Where enrollment proceedings used to be conducted twice annually at the maximum, the High Court’s schedule has become a conveyor belt churning out new minted advocates every other week. These brave new fledgling are permitted to practice as sole proprietors almost as soon as their certificate of admission is in hand.

In qualitative terms, the difference between the average advocate and an outright charlatan is purely academic. At the same time, the most salient discourse in the Law Society of Kenya is not concerned about investing the society's resources in developing an aggressive programme to enable members improve their professional capacity, but in applying the funds to extremely obscure enterprises, like, ironically, vigilante sting operations to weed out quacks, devolving funds to parochial chapters, and mobilising to institute monopolies in lucrative fields in the public and private sector.

Arguably, this choice of investment is better than the scandalous investments of the past, when for over a decade, lawyers were required to pay billions for the purchase of a ramshackle bungalow to house the LSK headquarters, or the even egregiously fetid embezzlement conspiracy which was presented as an arbitration centre construction project.

The LSK secretariat has a free hand in the (mis)management of LSK funds, and the council is either inattentive or complicit. Every attempt to initiate a forensic analysis of LSK’s books has been resisted with astonishingly implacable and highly coordinated resistance. Years after Nelson Havi's presidency, we are no closer to having a glimpse of what the Secretariat does with LSK funds and books. Meanwhile, subsequent councils appear to have internalised the wisdom of keeping a wide berth from any matters forensic or accountable, lest the wrath of the Gitanga Road cartels smite them.

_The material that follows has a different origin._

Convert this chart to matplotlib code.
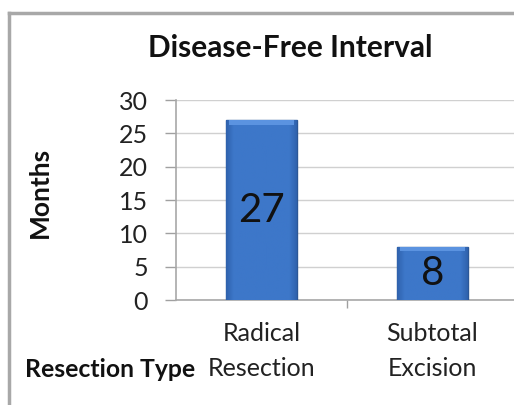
import matplotlib
matplotlib.use("Agg")
import matplotlib.pyplot as plt
import numpy as np
from matplotlib.lines import Line2D

# chart data
categories = ["Radical\nResection", "Subtotal\nExcision"]
months = [27, 8]
y_ticks = [0, 5, 10, 15, 20, 25, 30]

plt.rcParams['font.family'] = ['Lato', 'DejaVu Sans']

fig = plt.figure(figsize=(5.14, 4.05), dpi=100)
W, H = 514, 405
# axes: left 176px, right 518px (runs past the edge), y=0 at 300px, y=30 at 100px
ax = fig.add_axes([176 / W, 1 - 300 / H, 342 / W, 200 / H])

x = np.arange(len(categories))
bars = ax.bar(x, months, width=0.41, color="#3b74c6", edgecolor="#2c5796",
              linewidth=1.0, zorder=3)

# mild horizontal shading so the bars look bevelled
grad = np.linspace(0, 1, 64)
shade = 1 - np.clip(np.abs(grad - 0.5) * 2 - 0.8, 0, 1) * 2.5
cmap = matplotlib.colors.LinearSegmentedColormap.from_list(
    "b", ["#2f62ad", "#3d77c9"])
for b in bars:
    x0, y0 = b.get_x(), b.get_y()
    w, h = b.get_width(), b.get_height()
    im = ax.imshow(shade[np.newaxis, :], cmap=cmap, aspect="auto",
                   extent=[x0, x0 + w, y0, y0 + h], zorder=3.5, vmin=0.5, vmax=1)
    im.set_clip_path(b)
    # lighter top bevel
    ax.bar(x0 + w / 2, 0.7, bottom=y0 + h - 0.7, width=w * 0.92,
           color="#5b93e0", linewidth=0, zorder=3.6)

for xi, v in zip(x, months):
    ax.text(xi, v / 2, str(v), ha="center", va="center", fontsize=29,
            color="#111111", zorder=5)

ax.set_xlim(-0.5, len(categories) - 0.5)
ax.set_ylim(0, 30)
ax.set_yticks(y_ticks)
ax.set_yticklabels([str(t) for t in y_ticks], fontsize=18, color="#222222")
ax.set_xticks(x)
ax.set_xticklabels(categories, fontsize=18, color="#222222", linespacing=1.6)
ax.tick_params(axis="x", length=0, pad=16)
ax.tick_params(axis="y", length=8, width=1, color="#a0a0a0", pad=12)
# category boundary ticks
ax.set_xticks([0.5, 1.5], minor=True)
ax.tick_params(axis="x", which="minor", length=6, width=1, color="#a0a0a0")

ax.grid(axis="y", color="#d0d0d0", linewidth=1, zorder=0)
ax.set_axisbelow(True)
for s in ["top", "right"]:
    ax.spines[s].set_visible(False)
ax.spines["left"].set_color("#a8a8a8")
ax.spines["bottom"].set_color("#a8a8a8")
ax.spines["left"].set_linewidth(1.2)
ax.spines["bottom"].set_linewidth(1.2)

fig.text(290 / W, 1 - 48 / H, "Disease-Free Interval", ha="center", va="center",
         fontsize=21.5, fontweight="bold", color="#111111")
fig.text(40 / W, 1 - 192 / H, "Months", ha="center", va="center", rotation=90,
         fontsize=19, fontweight="bold", color="#111111")
fig.text(25 / W, 1 - 377 / H, "Resection Type", ha="left", va="baseline",
         fontsize=17.8, fontweight="bold", color="#111111")

# outer chart frame (only top and left visible)
fig.add_artist(Line2D([9 / W, 9 / W], [0, 1 - 13 / H], transform=fig.transFigure,
                      color="#a8a8a8", linewidth=2.5))
fig.add_artist(Line2D([9 / W, 1], [1 - 13 / H, 1 - 13 / H], transform=fig.transFigure,
                      color="#a8a8a8", linewidth=2.5))

fig.savefig("out.png", dpi=100)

Even so, I think it makes a lot of sense for the LSK council to put the secretariat on a shorter leash, and to enforce accountability for the society's resources through the Advocates' Act; mismanaging society funds, or any other form of turpitude and impunity, including arrogance towards members, should be sanctioned as professional misconduct liable for suspension or even striking off the Roll of Advocates.

Secondly, the funds paid by members to LSK in the form of annual practising and continuous professional development fees should not be sequestered in innumerable accounts throughout our banking sector, and squandered arbitrarily. Rather, they are sufficient to finance hundreds of quality annual scholarships to enable interested advocates acquire specialised education or other form of professional development according to their practice needs.

LSK should also collaborate with the Council for Legal Education and major client groups, like the Kenya Bankers Association and the Insurance Association of Kenya, and develop minimum criteria for chambers to qualify for briefs. Decent chambers should have capacity to provide high quality services to clients and provide rigorous apprenticeships to pupils. Such an initiative would create demand-driven incentives for advocates to form, join or work their way into dependable partnerships, and discourage the Kenyan professional tradition of proliferating, eponymous one-man shows.

Restoring the lustre to the legal profession isn’t difficult to implement. But the project entails a choice to pursue integrity and high standards consistently and resolutely. There is no harm in hoping that with a new council comes a new dawn.